- **WHAT IS REQUIRED**
Nothing but the lines from the top of the data to the line holding "from matplotlib.patches import" should be printed, word for word and both ends included; leave the pictures out.

- **INFORMATION SHOWN**
--
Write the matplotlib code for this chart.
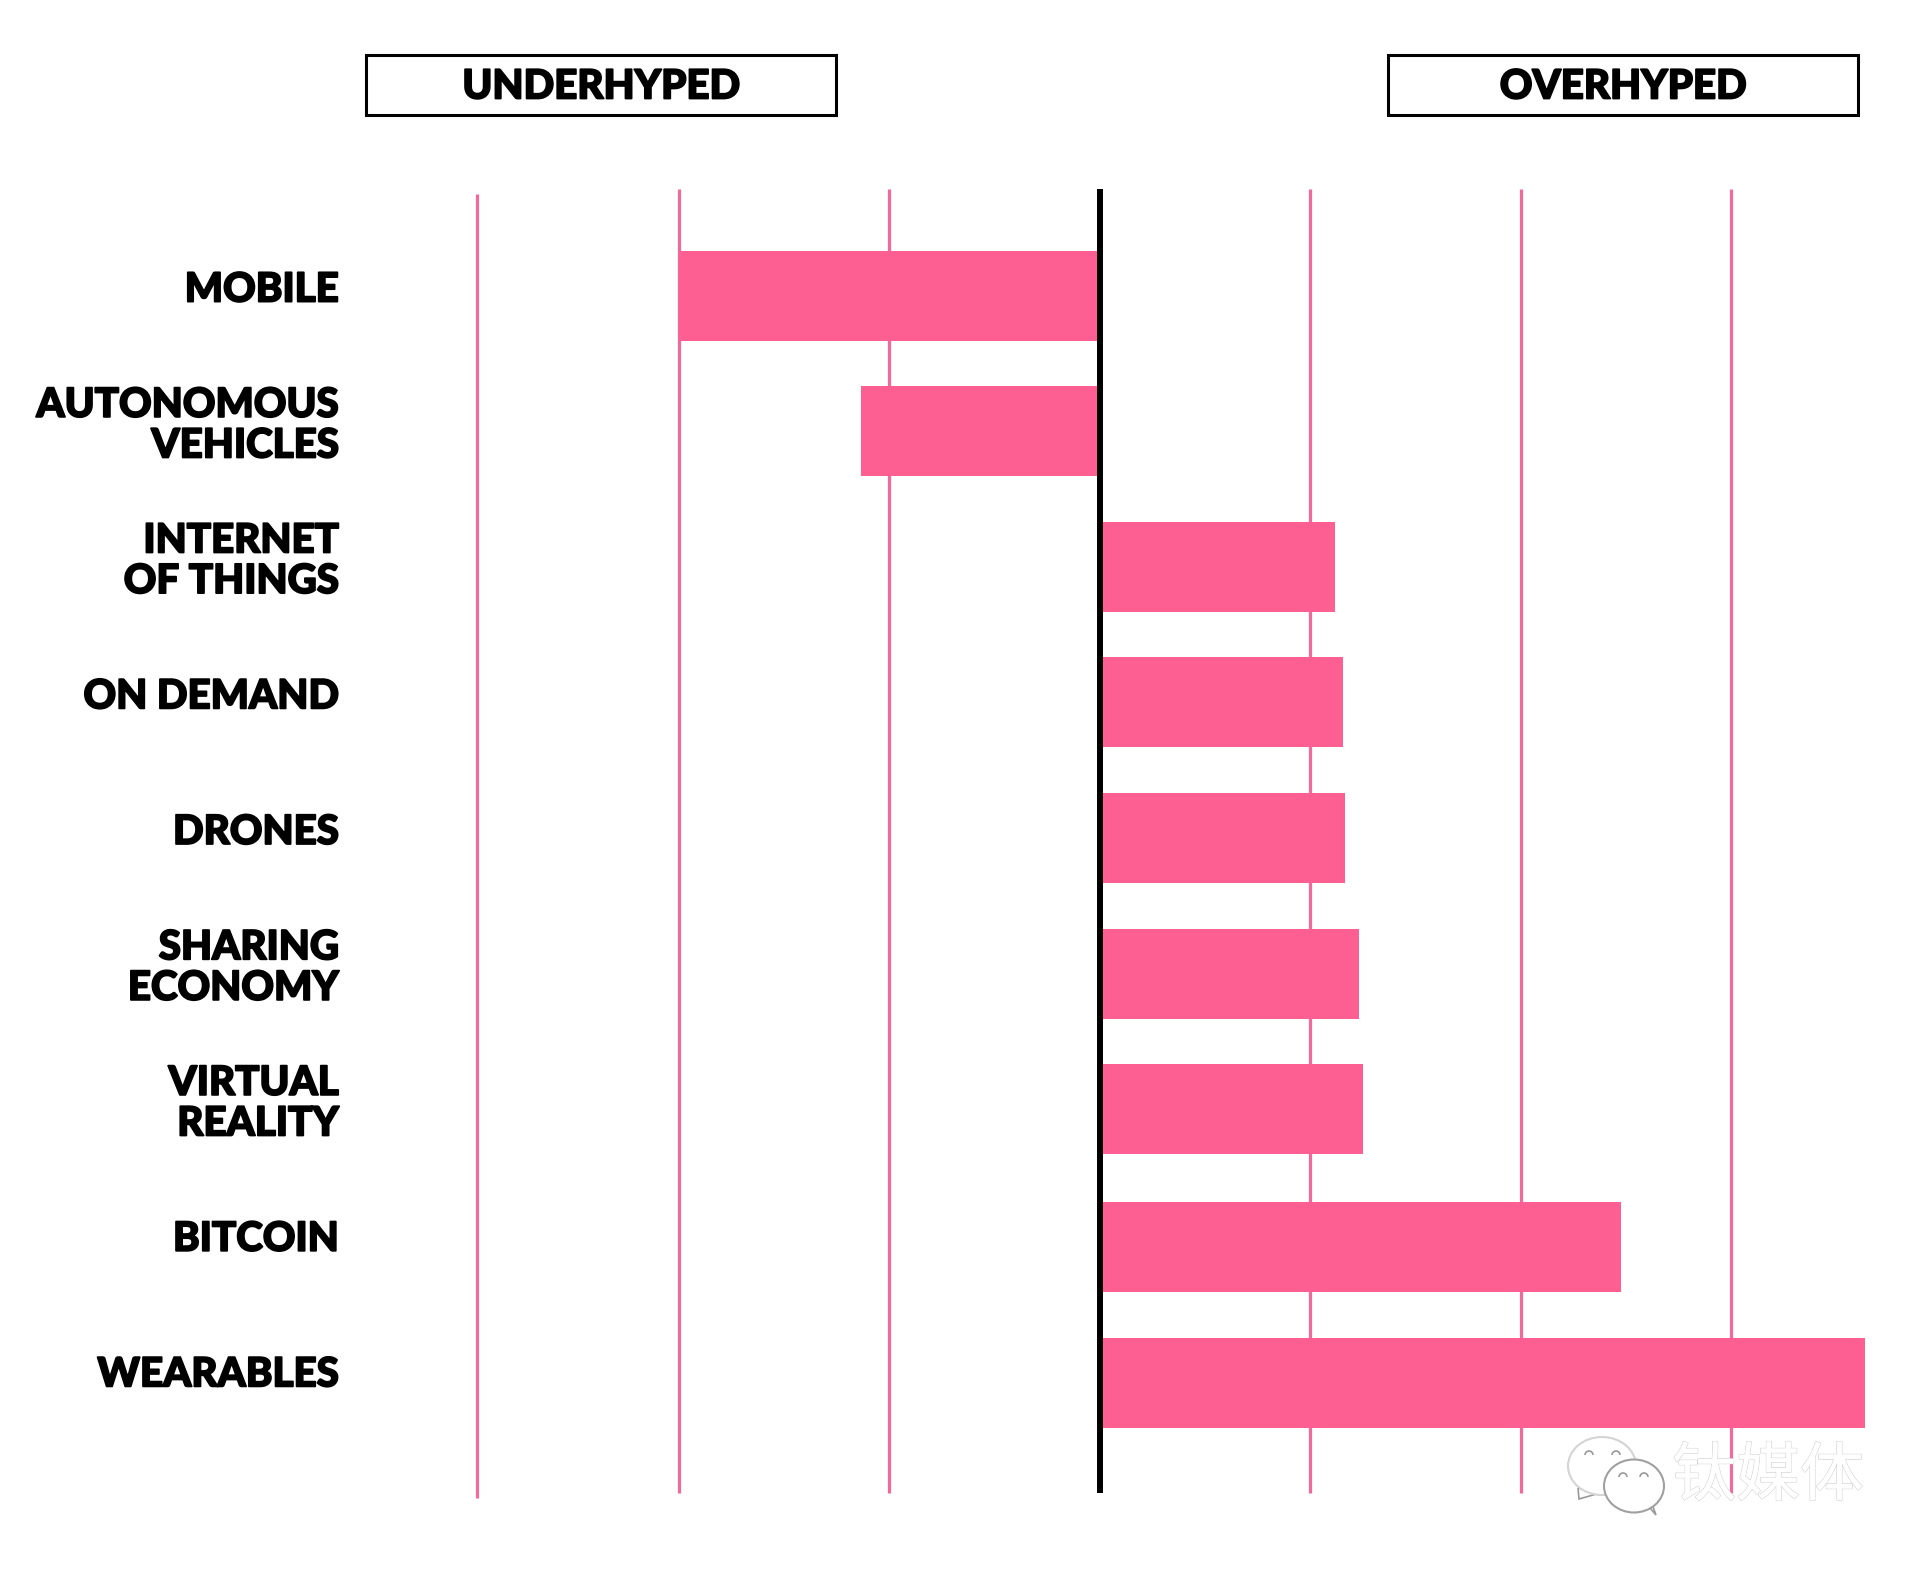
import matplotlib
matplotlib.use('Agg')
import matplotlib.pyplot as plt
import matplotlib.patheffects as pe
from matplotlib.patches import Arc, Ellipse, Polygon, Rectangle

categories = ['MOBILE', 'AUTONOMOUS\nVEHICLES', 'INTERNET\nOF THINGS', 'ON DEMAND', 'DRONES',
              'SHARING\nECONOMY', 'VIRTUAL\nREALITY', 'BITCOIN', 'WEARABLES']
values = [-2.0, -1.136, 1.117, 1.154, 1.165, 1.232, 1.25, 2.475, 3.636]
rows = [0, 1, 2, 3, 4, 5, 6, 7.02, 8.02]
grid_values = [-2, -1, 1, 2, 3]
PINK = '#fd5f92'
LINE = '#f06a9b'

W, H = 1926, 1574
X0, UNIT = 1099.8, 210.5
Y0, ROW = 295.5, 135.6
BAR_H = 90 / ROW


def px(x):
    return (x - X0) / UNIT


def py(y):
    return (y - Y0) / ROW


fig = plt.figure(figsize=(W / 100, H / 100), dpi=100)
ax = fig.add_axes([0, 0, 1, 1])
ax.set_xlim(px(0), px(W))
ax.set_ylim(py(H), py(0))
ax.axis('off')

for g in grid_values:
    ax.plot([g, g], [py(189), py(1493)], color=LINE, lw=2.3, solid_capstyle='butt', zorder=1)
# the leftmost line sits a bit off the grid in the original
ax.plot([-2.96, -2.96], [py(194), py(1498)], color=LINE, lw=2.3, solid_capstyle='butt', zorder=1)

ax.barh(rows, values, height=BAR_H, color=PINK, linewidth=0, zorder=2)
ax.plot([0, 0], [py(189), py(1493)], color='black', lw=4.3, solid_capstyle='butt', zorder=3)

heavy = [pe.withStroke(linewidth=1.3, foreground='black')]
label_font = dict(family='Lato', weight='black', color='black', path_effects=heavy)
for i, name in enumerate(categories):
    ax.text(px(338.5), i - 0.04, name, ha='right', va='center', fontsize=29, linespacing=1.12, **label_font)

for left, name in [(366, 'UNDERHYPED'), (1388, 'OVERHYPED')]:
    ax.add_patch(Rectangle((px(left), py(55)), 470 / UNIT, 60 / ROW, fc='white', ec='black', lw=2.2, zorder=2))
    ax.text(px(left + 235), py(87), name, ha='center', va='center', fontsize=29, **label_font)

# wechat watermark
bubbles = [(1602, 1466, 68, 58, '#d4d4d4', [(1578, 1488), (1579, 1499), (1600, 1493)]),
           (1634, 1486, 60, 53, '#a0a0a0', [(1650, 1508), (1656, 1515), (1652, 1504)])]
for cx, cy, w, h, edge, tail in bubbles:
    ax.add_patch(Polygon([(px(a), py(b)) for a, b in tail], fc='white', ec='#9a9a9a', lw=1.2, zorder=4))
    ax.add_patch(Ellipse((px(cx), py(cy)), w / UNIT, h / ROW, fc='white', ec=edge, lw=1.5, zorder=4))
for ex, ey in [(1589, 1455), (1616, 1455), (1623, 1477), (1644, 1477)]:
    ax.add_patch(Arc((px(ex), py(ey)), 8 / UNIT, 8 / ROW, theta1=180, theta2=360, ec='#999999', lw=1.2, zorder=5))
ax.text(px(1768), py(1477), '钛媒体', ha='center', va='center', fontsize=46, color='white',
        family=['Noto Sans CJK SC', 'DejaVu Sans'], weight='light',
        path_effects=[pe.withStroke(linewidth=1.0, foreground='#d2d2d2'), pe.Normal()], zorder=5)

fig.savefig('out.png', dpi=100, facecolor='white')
--
- **THE ANSWER**
Write the matplotlib code for this chart.
import matplotlib
matplotlib.use('Agg')
import matplotlib.pyplot as plt
import matplotlib.patheffects as pe
from matplotlib.patches import Arc, Ellipse, Polygon, Rectangle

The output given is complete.